COLLECTED DATA>
----
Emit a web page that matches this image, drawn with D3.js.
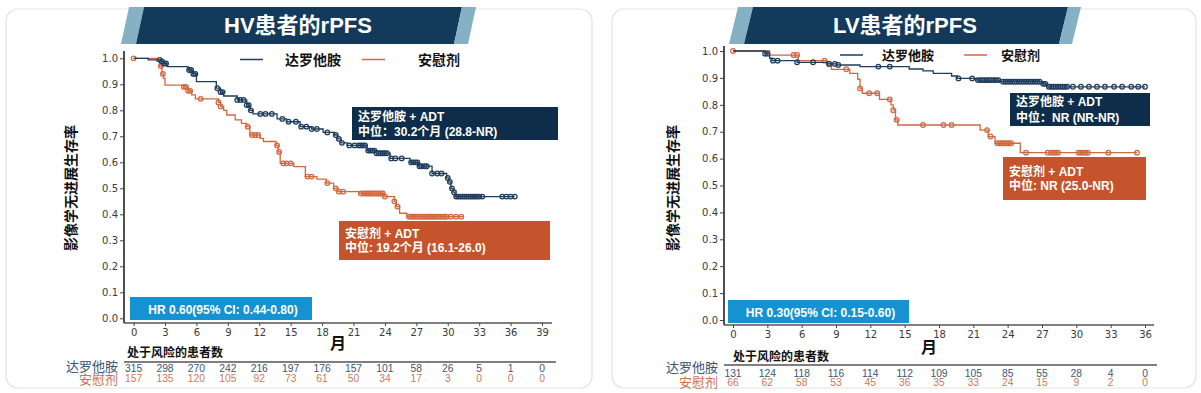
<!DOCTYPE html>
<html><head><meta charset="utf-8">
<script src="https://cdn.jsdelivr.net/npm/d3@7"></script>
<style>
body{margin:0;background:#fff}
svg{display:block}
text{font-family:"Liberation Sans","Noto Sans CJK SC",sans-serif}
.tick text{font-family:"DejaVu Sans","Liberation Sans",sans-serif}
</style>
</head><body>
<svg id="c" width="1201" height="393"></svg>
<script>
// ---------- data ----------
const titles = ["HV患者的rPFS", "LV患者的rPFS"];
const seriesNames = ["达罗他胺", "安慰剂"];
const yAxisTitle = "影像学无进展生存率";
const xAxisTitle = "月";
const riskTitle = "处于风险的患者数";
const yTicks = [0.0, 0.1, 0.2, 0.3, 0.4, 0.5, 0.6, 0.7, 0.8, 0.9, 1.0];
const hvTicks = [0, 3, 6, 9, 12, 15, 18, 21, 24, 27, 30, 33, 36, 39];
const lvTicks = [0, 3, 6, 9, 12, 15, 18, 21, 24, 27, 30, 33, 36];

const hvRiskDaro = [315, 298, 270, 242, 216, 197, 176, 157, 101, 58, 26, 5, 1, 0];
const hvRiskPbo  = [157, 135, 120, 105, 92, 73, 61, 50, 34, 17, 3, 0, 0, 0];
const lvRiskDaro = [131, 124, 118, 116, 114, 112, 109, 105, 85, 55, 28, 4, 0];
const lvRiskPbo  = [66, 62, 58, 53, 45, 36, 35, 33, 24, 15, 9, 2, 0];

// Kaplan-Meier steps: [month, survival after step]
const hvDaroSteps = [[0,1.0],[1.4,0.994],[2.6,0.988],[2.9,0.98],[3.2,0.968],[5.2,0.955],[5.6,0.94],[6.0,0.91],[7.9,0.885],[8.3,0.87],[8.6,0.855],[9.9,0.84],[10.8,0.82],[11.1,0.80],[11.4,0.786],[13.7,0.767],[14.6,0.756],[15.9,0.737],[17.0,0.728],[18.1,0.715],[19.2,0.705],[19.5,0.69],[19.8,0.675],[20.4,0.665],[22.3,0.645],[23.2,0.635],[24.5,0.615],[26.4,0.60],[27.2,0.585],[28.5,0.557],[29.9,0.54],[30.1,0.525],[30.3,0.50],[30.5,0.485],[30.7,0.468]];
const hvDaroEnd = 36.4;
const hvDaroCensor = [2.5,2.7,2.9,3.1,5.3,5.5,5.7,5.9,8.0,8.3,8.5,9.9,10.2,10.5,10.8,11.0,11.2,12.1,12.6,13.2,14.2,14.8,15.5,16.0,16.5,17.0,17.5,18.5,19.3,19.6,19.9,20.6,21.1,21.5,21.7,21.9,22.1,22.4,22.6,22.8,23.0,23.2,23.4,23.6,23.8,24.0,24.2,24.6,25.0,25.6,26.5,26.7,26.9,27.1,27.3,27.5,27.8,28.0,28.5,29.0,29.4,30.0,30.2,30.4,30.6,30.8,31.0,31.2,31.4,31.6,31.8,32.0,32.2,32.4,32.6,32.8,33.0,33.3,35.2,35.6,36.0,36.4];

const hvPboSteps = [[0,1.0],[2.2,0.99],[2.5,0.97],[2.7,0.94],[2.85,0.923],[3.0,0.897],[4.75,0.89],[5.2,0.875],[5.55,0.859],[5.9,0.844],[8.1,0.83],[8.3,0.815],[8.6,0.80],[8.9,0.782],[9.7,0.763],[10.3,0.75],[10.8,0.737],[11.1,0.705],[12.1,0.692],[12.4,0.68],[13.6,0.665],[13.8,0.64],[14.0,0.596],[15.3,0.583],[16.4,0.545],[17.5,0.535],[18.4,0.52],[19.1,0.50],[19.5,0.487],[21.6,0.48],[23.9,0.468],[24.9,0.45],[25.1,0.43],[25.4,0.404],[26.1,0.391]];
const hvPboEnd = 31.5;
const hvPboCensor = [0,2.6,2.8,4.8,5.0,5.2,5.4,6.4,8.1,8.3,10.9,11.3,11.6,11.9,13.7,13.9,14.3,14.6,15.0,16.6,17.0,18.5,19.3,19.6,20.0,21.7,22.0,22.2,22.4,22.6,22.8,23.0,23.2,23.4,23.6,23.8,24.0,24.9,25.2,26.3,26.5,26.7,26.9,27.1,27.3,27.5,27.7,27.9,28.1,28.3,28.5,28.7,28.9,29.1,29.3,29.5,29.7,29.9,30.3,30.8,31.3];

const lvDaroSteps = [[0,1.0],[2.8,0.99],[3.2,0.973],[3.4,0.964],[5.6,0.958],[8.2,0.952],[9.1,0.948],[11.1,0.942],[15.4,0.933],[16.6,0.926],[17.5,0.917],[19.1,0.907],[19.6,0.898],[21.3,0.892],[23.3,0.886],[27.0,0.878],[27.4,0.867]];
const lvDaroEnd = 36.0;
const lvDaroCensor = [2.8,3.0,3.5,3.9,5.6,7.0,8.4,8.9,9.2,12.7,13.7,19.7,20.9,21.4,21.6,21.8,22.0,22.2,22.4,22.6,22.8,23.0,23.2,23.6,23.8,24.0,24.2,24.4,24.6,24.8,25.0,25.2,25.4,25.6,25.8,26.0,26.2,26.4,26.6,26.8,27.1,27.3,27.6,27.8,28.0,28.2,28.4,28.6,28.8,29.0,29.2,29.7,30.4,31.1,31.8,32.5,33.3,34.0,34.8,35.4,36.0];

const lvPboSteps = [[0,1.0],[3.2,0.985],[5.7,0.964],[8.2,0.952],[8.6,0.932],[10.2,0.917],[10.9,0.895],[11.1,0.861],[11.3,0.843],[12.8,0.82],[13.8,0.80],[14.0,0.78],[14.2,0.744],[14.4,0.725],[21.6,0.706],[22.3,0.682],[22.9,0.657],[25.1,0.622]];
const lvPboEnd = 35.3;
const lvPboCensor = [0,5.3,5.6,8.0,8.4,9.9,11.1,11.9,12.6,13.7,14.0,14.3,16.6,18.4,19.1,22.2,22.5,23.1,23.3,23.5,23.7,23.9,24.1,24.3,25.6,27.5,27.8,28.0,28.2,28.4,30.2,30.4,30.6,30.8,31.0,32.8,35.3];

const hvDaroNote = ["达罗他胺 + ADT", "中位：30.2个月 (28.8-NR)"];
const hvPboNote  = ["安慰剂 + ADT", "中位: 19.2个月 (16.1-26.0)"];
const lvDaroNote = ["达罗他胺 + ADT", "中位：NR (NR-NR)"];
const lvPboNote  = ["安慰剂 + ADT", "中位: NR (25.0-NR)"];
const hvHR = "HR 0.60(95% CI: 0.44-0.80)";
const lvHR = "HR 0.30(95% CI: 0.15-0.60)";

// ---------- style ----------
const NAVY = "#1f3d5e", ORANGE = "#d2683f";
const NAVY_BOX = "#0e2d4a", ORANGE_BOX = "#c5532b", HR_BOX = "#1592d2";
const BANNER = "#133a5b", BANNER_LT = "#86b1c5";

const svg = d3.select("#c");

function survAt(steps, t) {
  let s = steps[0][1];
  for (const p of steps) { if (p[0] <= t + 1e-9) s = p[1]; else break; }
  return s;
}

function panel(o) {
  const g = svg.append("g");
  g.append("rect").attr("x", o.card[0]).attr("y", o.card[1]).attr("width", o.card[2]).attr("height", o.card[3])
    .attr("rx", 12).attr("fill", "#fff").attr("stroke", "#dfe3e7").attr("stroke-width", 1.2);

  // banner
  const b = o.banner;
  const [t0, t1] = [7, 44];
  const poly = pts => pts.map(p => p.join(",")).join(" ");
  g.append("polygon").attr("points", poly([[b[0], t1], [b[0] + b[4], t0], [b[1] + b[4], t0], [b[1], t1]])).attr("fill", BANNER_LT);
  g.append("polygon").attr("points", poly([[b[1], t1], [b[1] + b[4], t0], [b[2] + b[4], t0], [b[2], t1]])).attr("fill", BANNER);
  g.append("polygon").attr("points", poly([[b[2], t1], [b[2] + b[4], t0], [b[3] + b[4], t0], [b[3], t1]])).attr("fill", BANNER_LT);
  g.append("text").attr("x", o.titleX).attr("y", 33).attr("text-anchor", "middle").attr("fill", "#fff")
    .attr("font-size", 22).attr("font-weight", "bold").text(o.title);

  const x = d3.scaleLinear().domain([0, o.xMax]).range(o.xRange);
  const y = d3.scaleLinear().domain([0, 1]).range(o.yRange);

  // axes
  g.append("line").attr("x1", o.axX).attr("x2", o.axX).attr("y1", o.axYTop).attr("y2", o.axY)
    .attr("stroke", "#3c3c3c").attr("stroke-width", 1.8);
  g.append("line").attr("x1", o.axX).attr("x2", o.axXEnd).attr("y1", o.axY).attr("y2", o.axY)
    .attr("stroke", "#555").attr("stroke-width", 1.5);
  const ya = g.append("g").attr("transform", `translate(${o.axX},0)`)
    .call(d3.axisLeft(y).tickValues(yTicks).tickFormat(d3.format(".1f")).tickSize(4).tickPadding(2));
  const xa = g.append("g").attr("transform", `translate(0,${o.axY})`)
    .call(d3.axisBottom(x).tickValues(o.ticks).tickSize(3).tickPadding(3));
  [ya, xa].forEach(a => {
    a.select(".domain").remove();
    a.selectAll(".tick line").attr("stroke", "#444");
    a.selectAll(".tick text").attr("fill", "#3a3a3a").attr("font-size", 10);
  });

  // axis titles
  g.append("text").attr("transform", `translate(${o.yTitleX},188) rotate(-90)`).attr("text-anchor", "middle")
    .attr("dominant-baseline", "central").attr("font-size", 14).attr("font-weight", "bold").attr("fill", "#111").text(yAxisTitle);
  g.append("text").attr("x", o.monthPos[0]).attr("y", o.monthPos[1]).attr("text-anchor", "middle")
    .attr("dominant-baseline", "central").attr("font-size", 16).attr("font-weight", "bold").attr("fill", "#111").text(xAxisTitle);

  // legend
  const L = o.legend;
  [[NAVY, seriesNames[0], L.l1, L.t1], [ORANGE, seriesNames[1], L.l2, L.t2]].forEach(([c, name, lx, tx]) => {
    g.append("line").attr("x1", lx).attr("x2", lx + 23).attr("y1", L.y).attr("y2", L.y).attr("stroke", c).attr("stroke-width", 1.5);
    g.append("text").attr("x", tx).attr("y", L.y + L.fs * 0.38).attr("font-size", L.fs).attr("font-weight", "bold").attr("fill", "#111").text(name);
  });

  // curves
  const line = d3.line().x(d => x(d[0])).y(d => y(d[1])).curve(d3.curveStepAfter);
  o.series.forEach(s => {
    const pts = s.steps.concat([[s.end, s.steps[s.steps.length - 1][1]]]);
    g.append("path").attr("d", line(pts)).attr("fill", "none").attr("stroke", s.color).attr("stroke-width", 1.3);
    g.append("g").selectAll("circle").data(s.censor).join("circle")
      .attr("cx", t => x(t)).attr("cy", t => y(survAt(s.steps, t))).attr("r", 2.3)
      .attr("fill", "none").attr("stroke", s.color).attr("stroke-width", 1.25);
  });

  // note boxes
  o.notes.forEach(n => {
    g.append("rect").attr("x", n.box[0]).attr("y", n.box[1]).attr("width", n.box[2]).attr("height", n.box[3]).attr("fill", n.color);
    n.lines.forEach((txt, i) => {
      g.append("text").attr("x", n.box[0] + 6).attr("y", n.ty[i]).attr("dominant-baseline", "central")
        .attr("font-size", 12).attr("font-weight", "bold").attr("fill", "#fff").text(txt);
    });
  });
  g.append("rect").attr("x", o.hrBox[0]).attr("y", o.hrBox[1]).attr("width", o.hrBox[2]).attr("height", o.hrBox[3]).attr("fill", HR_BOX);
  g.append("text").attr("x", o.hrBox[0] + o.hrBox[2] / 2 + 2).attr("y", o.hrBox[1] + o.hrBox[3] / 2 + 1)
    .attr("text-anchor", "middle").attr("dominant-baseline", "central").attr("font-size", 12).attr("font-weight", "bold")
    .attr("fill", "#fff").text(o.hr);

  // risk table
  const R = o.risk;
  g.append("text").attr("x", R.titleX).attr("y", R.titleY).attr("dominant-baseline", "central").attr("font-size", 12)
    .attr("font-weight", "bold").attr("fill", "#111").text(riskTitle);
  g.append("line").attr("x1", o.axX).attr("x2", R.lineEnd).attr("y1", R.lineY).attr("y2", R.lineY).attr("stroke", "#555").attr("stroke-width", 1.5);
  [[seriesNames[0], R.lab1Y, "#35557a"], [seriesNames[1], R.lab2Y, "#c8734f"]].forEach(([t, yy, c]) => {
    g.append("text").attr("x", R.labX).attr("y", yy).attr("text-anchor", "end").attr("dominant-baseline", "central")
      .attr("font-size", 13).attr("fill", c).text(t);
  });
  [[o.riskDaro, R.row1Y, "#3b5573"], [o.riskPbo, R.row2Y, "#cd7a57"]].forEach(([arr, yy, c]) => {
    g.append("g").selectAll("text").data(arr).join("text")
      .attr("x", (d, i) => x(o.ticks[i])).attr("y", yy).attr("text-anchor", "middle").attr("dominant-baseline", "central")
      .attr("font-family", "DejaVu Sans, sans-serif").attr("font-size", 10.3).attr("fill", c).text(d => d);
  });
}

panel({
  card: [6, 9, 586, 379], banner: [121, 136, 454, 468, 8], title: titles[0], titleX: 298,
  xMax: 39, xRange: [133.6, 542], yRange: [318.3, 58.3], ticks: hvTicks,
  axX: 124, axY: 323, axYTop: 51, axXEnd: 552, yTitleX: 71, monthPos: [338, 343],
  legend: { l1: 240, t1: 285, l2: 362, t2: 418, y: 59.5, fs: 14 },
  series: [
    { steps: hvPboSteps, end: hvPboEnd, censor: hvPboCensor, color: ORANGE },
    { steps: hvDaroSteps, end: hvDaroEnd, censor: hvDaroCensor, color: NAVY }
  ],
  notes: [
    { box: [352, 107, 206, 33], color: NAVY_BOX, lines: hvDaroNote, ty: [117, 132] },
    { box: [339, 221, 211, 39], color: ORANGE_BOX, lines: hvPboNote, ty: [234, 248] }
  ],
  hrBox: [130, 297, 182, 23], hr: hvHR,
  riskDaro: hvRiskDaro, riskPbo: hvRiskPbo,
  risk: { titleX: 127, titleY: 353, lineY: 362, lineEnd: 556, labX: 118, lab1Y: 366, lab2Y: 379, row1Y: 368.5, row2Y: 378 }
});

panel({
  card: [612, 9, 584, 379], banner: [729, 744, 1059, 1072, 9], title: titles[1], titleX: 905,
  xMax: 36, xRange: [733, 1145], yRange: [320, 51], ticks: lvTicks,
  axX: 724, axY: 325, axYTop: 46, axXEnd: 1154, yTitleX: 673, monthPos: [929, 347],
  legend: { l1: 840, t1: 882, l2: 964, t2: 1001, y: 55, fs: 13 },
  series: [
    { steps: lvPboSteps, end: lvPboEnd, censor: lvPboCensor, color: ORANGE },
    { steps: lvDaroSteps, end: lvDaroEnd, censor: lvDaroCensor, color: NAVY }
  ],
  notes: [
    { box: [1010, 93, 140, 33], color: NAVY_BOX, lines: lvDaroNote, ty: [102, 118] },
    { box: [1003, 157, 143, 43], color: ORANGE_BOX, lines: lvPboNote, ty: [172, 186] }
  ],
  hrBox: [728, 300, 181, 23], hr: lvHR,
  riskDaro: lvRiskDaro, riskPbo: lvRiskPbo,
  risk: { titleX: 733, titleY: 357, lineY: 365, lineEnd: 1157, labX: 718, lab1Y: 367.5, lab2Y: 382, row1Y: 373, row2Y: 382 }
});
</script>
</body></html>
----
REQUIREMENTS>
Transcribe the opening line of the listing above, please, and every line after it through the line with "15, 9, 2, 0];", word for word, without pictures.

EXPECTED OUTPUT>
Emit a web page that matches this image, drawn with D3.js.
<!DOCTYPE html>
<html><head><meta charset="utf-8">
<script src="https://cdn.jsdelivr.net/npm/d3@7"></script>
<style>
body{margin:0;background:#fff}
svg{display:block}
text{font-family:"Liberation Sans","Noto Sans CJK SC",sans-serif}
.tick text{font-family:"DejaVu Sans","Liberation Sans",sans-serif}
</style>
</head><body>
<svg id="c" width="1201" height="393"></svg>
<script>
// ---------- data ----------
const titles = ["HV患者的rPFS", "LV患者的rPFS"];
const seriesNames = ["达罗他胺", "安慰剂"];
const yAxisTitle = "影像学无进展生存率";
const xAxisTitle = "月";
const riskTitle = "处于风险的患者数";
const yTicks = [0.0, 0.1, 0.2, 0.3, 0.4, 0.5, 0.6, 0.7, 0.8, 0.9, 1.0];
const hvTicks = [0, 3, 6, 9, 12, 15, 18, 21, 24, 27, 30, 33, 36, 39];
const lvTicks = [0, 3, 6, 9, 12, 15, 18, 21, 24, 27, 30, 33, 36];

const hvRiskDaro = [315, 298, 270, 242, 216, 197, 176, 157, 101, 58, 26, 5, 1, 0];
const hvRiskPbo  = [157, 135, 120, 105, 92, 73, 61, 50, 34, 17, 3, 0, 0, 0];
const lvRiskDaro = [131, 124, 118, 116, 114, 112, 109, 105, 85, 55, 28, 4, 0];
const lvRiskPbo  = [66, 62, 58, 53, 45, 36, 35, 33, 24, 15, 9, 2, 0];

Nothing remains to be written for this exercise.